Actress Krista Apple faces her largest audience yet

Temple alumna takes the stage at “Other Desert Cities.”

Krista Apple takes the largest stage in her career thus far at the Walnut Street Theatre in Jon Robin Baitz’s “Other Desert Cities.” | COURTESY WALNUT STREET THEATRE
Krista Apple takes the largest stage in her career thus far at the Walnut Street Theatre in Jon Robin Baitz’s “Other Desert Cities.” | COURTESY WALNUT STREET THEATRE

Krista Apple’s husband pointed out that in her role as Brooke Wyeth in “Other Desert Cities” at the Walnut Street Theatre, she would be performing for more people in one night than the combined number of people watching her in her next role as Queen Elizabeth with the Philadelphia Artists’ Collective throughout the show’s 17-day run.

With more than 1,000 people watching her perform the latest play in Walnut Street Theatre’s 2014 season at every performance, Apple realized how vast 1,000 people are in one theater, and how different that is for her.

“I love that side of human nature,” Apple said. “The side that loves to be told a story and be in the room that it was told. It’s what we’ve been doing for thousands of years, and it’s pretty important. When there are 1,000 people in the room, it really feels pretty important.”

In 2009 Apple graduated with an master’s of fine arts in acting, unsure of what kind of jobs she would have in theater.

“I started at Temple’s program assuming I would go right into a university teaching job, but the acting work started coming, and I obviously got into theater because of both my love of teaching and the art itself, so I wasn’t going to turn down that work,” Apple said.

Apple teaches at Drexel and the University of the Arts, and she has advised at Temple in the past, where she teaches acting to theater and non-theater majors.

“When you’re onstage, it’s very easy to feel really removed from the end result; it’s rare that you get to interact with the audience,” Apple said. “We don’t get to have conversations or actively know what effect we have on an audience. With teaching, you know immediately what effect you have on your students, semester to semester, class to class.”

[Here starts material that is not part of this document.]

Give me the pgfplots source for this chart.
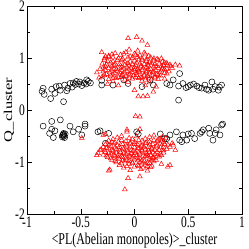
\documentclass[border=0pt]{standalone}
\usepackage{fontspec}
\usepackage{graphicx}
\usepackage{pgfplots}
\pgfplotsset{compat=1.18}
\setmainfont{Liberation Serif}[FakeStretch=0.72]
\newfontfamily\ylfont{Liberation Serif}
\begin{document}
\begin{tikzpicture}
\begin{axis}[
  scale only axis, width=215pt, height=208pt,
  xmin=-1, xmax=1, ymin=-2, ymax=2,
  xtick={-1,-0.5,0,0.5,1}, minor xtick={-0.75,-0.25,0.25,0.75},
  ytick={-2,-1,0,1,2}, minor ytick={-1.5,-0.5,0.5,1.5},
  xticklabels={-1,-0.5,0,0.5,1}, yticklabels={-2,-1,0,1,2},
  tick align=inside, major tick length=5pt, minor tick length=3pt,
  tick style={black, line width=0.5pt},
  axis line style={line width=0.6pt},
  /pgf/number format/assume math mode=true,
  ticklabel style={font=\fontsize{16}{16}\selectfont, inner sep=0pt},
  xticklabel style={yshift=-3pt},
  yticklabel style={xshift=-2pt},
  xlabel={\textless PL(Abelian monopoles)\textgreater\_cluster},
  xlabel style={font=\fontsize{16.5}{17}\selectfont, at={(axis description cs:0.5,0)}, anchor=north, inner sep=0pt, yshift=-18.5pt},
  clip=false,
]
% black circles
\addplot[only marks, mark=o, mark size=3pt, mark options={black, line width=0.5pt}] coordinates {
(-0.86,0.36) (-0.85,0.42) (-0.84,0.30) (-0.78,0.22) (-0.77,0.40) (-0.74,0.32) (-0.73,0.45) (-0.70,0.46)
(-0.69,0.38) (-0.66,0.16) (-0.65,0.48) (-0.63,0.37) (-0.62,0.42) (-0.60,0.51) (-0.58,0.44) (-0.57,0.52)
(-0.55,0.49) (-0.54,0.55) (-0.52,0.50) (-0.51,0.54) (-0.49,0.47) (-0.47,0.52) (-0.45,0.50) (-0.43,0.55)
(-0.41,0.52) (-0.305,0.48) (-0.305,0.57) (-0.20,0.48) (-0.06,0.51) (-0.445,0.58) (-0.10,0.58) (0.145,0.58)
(0.07,0.45) (0.175,0.48) (0.30,0.51) (0.33,0.48) (0.36,0.58) (0.41,0.46) (0.42,0.70) (0.41,0.19)
(0.45,0.51) (0.48,0.43) (0.50,0.45) (0.52,0.48) (0.55,0.50) (0.58,0.46) (0.60,0.43) (0.625,0.42)
(0.655,0.48) (0.67,0.40) (0.69,0.38) (0.72,0.54) (0.73,0.40) (0.75,0.45) (0.78,0.38) (0.79,0.44) (0.81,0.48)
(-0.85,-0.31) (-0.77,-0.22) (-0.77,-0.37) (-0.79,-0.45) (-0.755,-0.53) (-0.74,-0.40) (-0.69,-0.19)
(-0.66,-0.45) (-0.665,-0.48) (-0.655,-0.50) (-0.67,-0.52) (-0.65,-0.53) (-0.66,-0.47) (-0.645,-0.46) (-0.67,-0.49)
(-0.60,-0.31) (-0.57,-0.42) (-0.52,-0.37) (-0.49,-0.48) (-0.46,-0.31) (-0.46,-0.27) (-0.34,-0.42) (-0.32,-0.40)
(-0.24,-0.45) (-0.27,-0.64)
(0.035,-0.46) (0.02,-0.42) (0.24,-0.46) (0.28,-0.55) (0.30,-0.55) (0.33,-0.48) (0.39,-0.42) (0.42,-0.58)
(0.44,-0.61) (0.45,-0.48) (0.485,-0.58) (0.50,-0.46) (0.53,-0.45) (0.56,-0.55) (0.61,-0.45) (0.625,-0.42)
(0.64,-0.38) (0.69,-0.35) (0.70,-0.45) (0.73,-0.58) (0.75,-0.45) (0.76,-0.38) (0.795,-0.48) (0.81,-0.29) (0.82,-0.27)
};
% red triangles
\addplot[only marks, mark=triangle, mark size=2.8pt, mark options={red, line width=0.5pt}] coordinates {
(-0.06,1.38) (0.02,1.40) (0.07,1.33) (0.12,1.25) (-0.305,1.11) (-0.27,1.03) (0.25,0.99) (0.33,0.87)
(0.38,0.87) (0.42,0.85) (0.305,0.87) (0.00,0.38) (0.035,0.26) (0.08,0.26) (0.12,0.27) (0.175,0.35)
(0.20,0.45) (0.01,-0.12) (0.05,-0.13) (-0.35,0.72) (-0.33,0.62) (-0.25,0.50) (-0.15,0.47) (0.10,0.47) (0.28,0.60)
(-0.05,1.16) (0.03,1.14)
(-0.18,1.09) (-0.08,1.11) (0.00,1.08) (0.09,1.10)
(-0.24,1.04) (-0.13,1.06) (-0.04,1.03) (0.05,1.05) (0.13,1.04)
(-0.28,0.99) (-0.20,1.01) (-0.11,0.98) (-0.02,1.00) (0.07,0.99) (0.15,1.01) (0.21,0.98)
(-0.25,0.94) (-0.16,0.96) (-0.09,0.93) (0.00,0.95) (0.04,0.97) (0.11,0.94) (0.18,0.95) (0.26,0.93)
(-0.30,0.89) (-0.22,0.91) (-0.14,0.88) (-0.06,0.90) (0.02,0.91) (0.09,0.88) (0.16,0.90) (0.23,0.89) (0.28,0.91)
(-0.27,0.84) (-0.19,0.86) (-0.12,0.83) (-0.05,0.85) (0.01,0.86) (0.06,0.83) (0.13,0.85) (0.20,0.84) (0.27,0.86) (0.34,0.84)
(-0.32,0.79) (-0.24,0.81) (-0.17,0.78) (-0.10,0.80) (-0.03,0.81) (0.03,0.78) (0.08,0.80) (0.15,0.79) (0.22,0.81) (0.30,0.79)
(-0.29,0.74) (-0.21,0.76) (-0.14,0.73) (-0.07,0.75) (0.00,0.76) (0.05,0.73) (0.11,0.75) (0.18,0.74) (0.25,0.76) (0.32,0.74)
(-0.26,0.69) (-0.18,0.71) (-0.11,0.68) (-0.04,0.70) (0.02,0.71) (0.09,0.68) (0.14,0.70) (0.21,0.69) (0.28,0.71)
(-0.30,0.64) (-0.22,0.66) (-0.15,0.63) (-0.08,0.65) (-0.01,0.66) (0.06,0.63) (0.12,0.65) (0.19,0.64) (0.24,0.66)
(-0.24,0.59) (-0.17,0.61) (-0.09,0.58) (-0.02,0.60) (0.04,0.61) (0.10,0.58) (0.16,0.60) (0.22,0.59)
(-0.20,0.55) (-0.06,0.54) (0.07,0.56) (0.14,0.53)
(-0.21,1.07) (-0.10,1.08) (0.01,1.06) (0.10,1.07)
(-0.24,1.02) (-0.15,0.99) (-0.06,1.01) (0.03,1.02) (0.11,0.97) (0.18,0.99)
(-0.28,0.96) (-0.20,0.93) (-0.12,0.96) (-0.04,0.93) (0.07,0.96) (0.14,0.92) (0.22,0.96) (0.30,0.90)
(-0.26,0.87) (-0.18,0.89) (-0.09,0.87) (-0.02,0.88) (0.05,0.89) (0.12,0.87) (0.19,0.88) (0.25,0.84)
(-0.29,0.82) (-0.21,0.84) (-0.14,0.82) (-0.07,0.83) (0.00,0.82) (0.06,0.85) (0.11,0.82) (0.18,0.83) (0.26,0.80) (0.35,0.81)
(-0.27,0.77) (-0.19,0.79) (-0.12,0.77) (-0.05,0.78) (0.01,0.79) (0.07,0.77) (0.13,0.78) (0.20,0.77) (0.28,0.78)
(-0.23,0.72) (-0.16,0.74) (-0.09,0.72) (-0.02,0.73) (0.04,0.74) (0.11,0.72) (0.17,0.73) (0.24,0.72) (0.30,0.70)
(-0.28,0.67) (-0.20,0.68) (-0.12,0.67) (-0.05,0.68) (0.02,0.67) (0.09,0.66) (0.16,0.68) (0.22,0.67)
(-0.20,0.62) (-0.12,0.63) (-0.05,0.62) (0.01,0.63) (0.07,0.62) (0.13,0.62) (0.19,0.62)
(-0.09,-1.53) (-0.35,-0.87) (-0.23,-1.15) (-0.24,-1.17) (-0.06,-1.31) (0.05,-1.28) (0.31,-1.09) (0.33,-1.06)
(0.38,-0.77) (0.35,-0.64) (0.36,-0.67) (-0.07,-0.38) (0.05,-0.37) (-0.29,-0.48) (-0.27,-0.46) (-0.32,-0.77)
(-0.49,-0.54) (-0.34,-0.83) (-0.07,-0.42)
(-0.12,-0.50) (0.02,-0.51) (0.18,-0.49) (0.26,-0.52)
(-0.20,-0.56) (-0.05,-0.54) (0.10,-0.55) (0.22,-0.57) (0.29,-0.54)
(-0.24,-0.59) (-0.15,-0.61) (-0.08,-0.60) (0.00,-0.62) (0.07,-0.59) (0.14,-0.61) (0.21,-0.60) (0.27,-0.62)
(-0.27,-0.66) (-0.19,-0.64) (-0.11,-0.66) (-0.04,-0.65) (0.03,-0.67) (0.10,-0.64) (0.17,-0.66) (0.24,-0.65) (0.31,-0.67)
(-0.29,-0.71) (-0.22,-0.69) (-0.14,-0.71) (-0.07,-0.70) (0.00,-0.72) (0.06,-0.69) (0.13,-0.71) (0.20,-0.70) (0.27,-0.72)
(-0.31,-0.76) (-0.24,-0.74) (-0.17,-0.76) (-0.10,-0.75) (-0.03,-0.77) (0.04,-0.74) (0.10,-0.76) (0.16,-0.75) (0.23,-0.77) (0.30,-0.75)
(-0.27,-0.81) (-0.20,-0.79) (-0.13,-0.81) (-0.06,-0.80) (0.01,-0.82) (0.07,-0.79) (0.14,-0.81) (0.21,-0.80) (0.27,-0.82)
(-0.29,-0.86) (-0.22,-0.84) (-0.15,-0.86) (-0.08,-0.85) (-0.01,-0.87) (0.05,-0.84) (0.12,-0.86) (0.19,-0.85) (0.25,-0.87)
(-0.25,-0.91) (-0.18,-0.89) (-0.11,-0.91) (-0.04,-0.90) (0.03,-0.92) (0.10,-0.89) (0.17,-0.91) (0.23,-0.90)
(-0.21,-0.96) (-0.14,-0.94) (-0.07,-0.96) (0.00,-0.95) (0.07,-0.97) (0.14,-0.94) (0.20,-0.96)
(-0.17,-1.01) (-0.09,-0.99) (-0.02,-1.01) (0.05,-1.00) (0.12,-1.02) (0.18,-0.99)
(-0.14,-1.06) (-0.05,-1.04) (0.03,-1.06) (0.10,-1.05) (0.16,-1.07) (0.25,-1.04)
(-0.10,-1.11) (0.00,-1.09) (0.08,-1.11) (0.15,-1.10)
(-0.04,-1.16) (0.06,-1.14) (0.12,-1.17)
(-0.16,-0.53) (-0.02,-0.56) (0.14,-0.52) (0.24,-0.55)
(-0.21,-0.62) (-0.12,-0.58) (-0.04,-0.63) (0.04,-0.58) (0.11,-0.63) (0.18,-0.58) (0.25,-0.59)
(-0.24,-0.67) (-0.16,-0.68) (-0.08,-0.67) (0.00,-0.66) (0.07,-0.68) (0.14,-0.67) (0.21,-0.68) (0.28,-0.66)
(-0.26,-0.73) (-0.18,-0.72) (-0.11,-0.73) (-0.04,-0.72) (0.03,-0.73) (0.09,-0.72) (0.16,-0.73) (0.24,-0.72) (0.33,-0.71)
(-0.28,-0.78) (-0.21,-0.77) (-0.14,-0.78) (-0.07,-0.78) (-0.01,-0.79) (0.07,-0.77) (0.13,-0.78) (0.19,-0.77) (0.27,-0.78)
(-0.24,-0.83) (-0.17,-0.82) (-0.10,-0.83) (-0.03,-0.83) (0.04,-0.82) (0.11,-0.83) (0.17,-0.82) (0.24,-0.84)
(-0.26,-0.88) (-0.19,-0.87) (-0.12,-0.88) (-0.05,-0.88) (0.02,-0.87) (0.08,-0.88) (0.15,-0.87) (0.21,-0.88)
(-0.22,-0.93) (-0.15,-0.92) (-0.08,-0.93) (-0.02,-0.92) (0.05,-0.93) (0.12,-0.92) (0.18,-0.93)
(-0.18,-0.98) (-0.11,-0.97) (-0.05,-0.98) (0.03,-0.97) (0.09,-0.98) (0.16,-0.97)
(-0.12,-1.03) (-0.02,-1.02) (0.07,-1.03) (0.14,-1.02)
(-0.07,-1.08) (0.04,-1.08) (0.12,-1.08)
};
\coordinate (sw) at (rel axis cs:0,0);
\coordinate (ne) at (rel axis cs:1,1);
\coordinate (yl) at (rel axis cs:0,0.5);
\end{axis}
\node[rotate=90, anchor=center, inner sep=0pt] at ([xshift=-18pt]yl) {\scalebox{1}[0.72]{\ylfont\fontsize{16.5}{17}\selectfont Q\_cluster}};
\pgfresetboundingbox
\path ([shift={(-27pt,-35pt)}]sw) rectangle ([shift={(7pt,6pt)}]ne);
\end{tikzpicture}
\end{document}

Without ever being in Philadelphia before she studied at Temple, Apple said she chose this city because of the theater community.

“I like to call it the best kept theater secret in the country,” Apple said. “I know that what I do here, I couldn’t do anywhere else in the country. There is not a place in the country where there is this amount of available work and where I feel like I could be part of a community. I actually know the people I am making my art with.”

Apple described the Philly theater scene as a unique community, where it was easy to develop deep and meaningful artistic relationships over time. In her latest show, “Other Desert Cities” by Jon Robin Baitz, Apple said she was comfortable with her co-stars Greg Wood and Matteo Scammell, who play her father and brother in the show, because they have worked with her in the past.

“They are two of the people in the show that my character feels very close to,” Apple said. “It sure helps that I already feel close to them.”

The show is about Apple’s character Brooke, a liberal writer, when she returns home for Christmas to visit her conservative parents in Palm Springs, Calif., with the news that she had written a book about them. The news does not go over well, and all of the characters confront their differences, not only politically, but also with their ways of dealing with personal tragedy.

“It certainly is one of the largest roles I’ve played in a long time – it’s probably my biggest since leaving Temple,” Apple said. “It was a game changer for me, because it was one of the largest roles I’ve been given in Philly, and the largest theater.”

For Apple, the show seems to encourage the audience to take sides, and force them to notice more than just the lighting or costume design. It compels the audience to have conversations about the themes, issues and betrayals in the story.

“It’s a really powerful thing to be standing on stage not just for my character, but for the audience’s point of view as well,” Apple said. “I’m up there taking a side for people who know what it’s like to deal with a grief in a way that other people can’t acknowledge. You can hear the sides being taken in the room.”

As a producer of classical theater with her husband in the Philadelphia Artists’ Collective, a small theater company that celebrates classical theater, Apple has not worked on a play that was written after 1920 in almost two years. Her next role as Queen Elizabeth in “Mary Stuart” with PAC, running April 2-19 at Broad Street Ministry, reflects the kind of work she typically does on stage.

“Whenever you are working on anything, but especially a classical piece, you have to keep your audience in mind,” Apple said. “Today we need things to happen faster and are interested in things that are only happening quickly. It’s all about the audience experience.”

“Other Desert Cities” at the Walnut Street Theatre runs until March 2.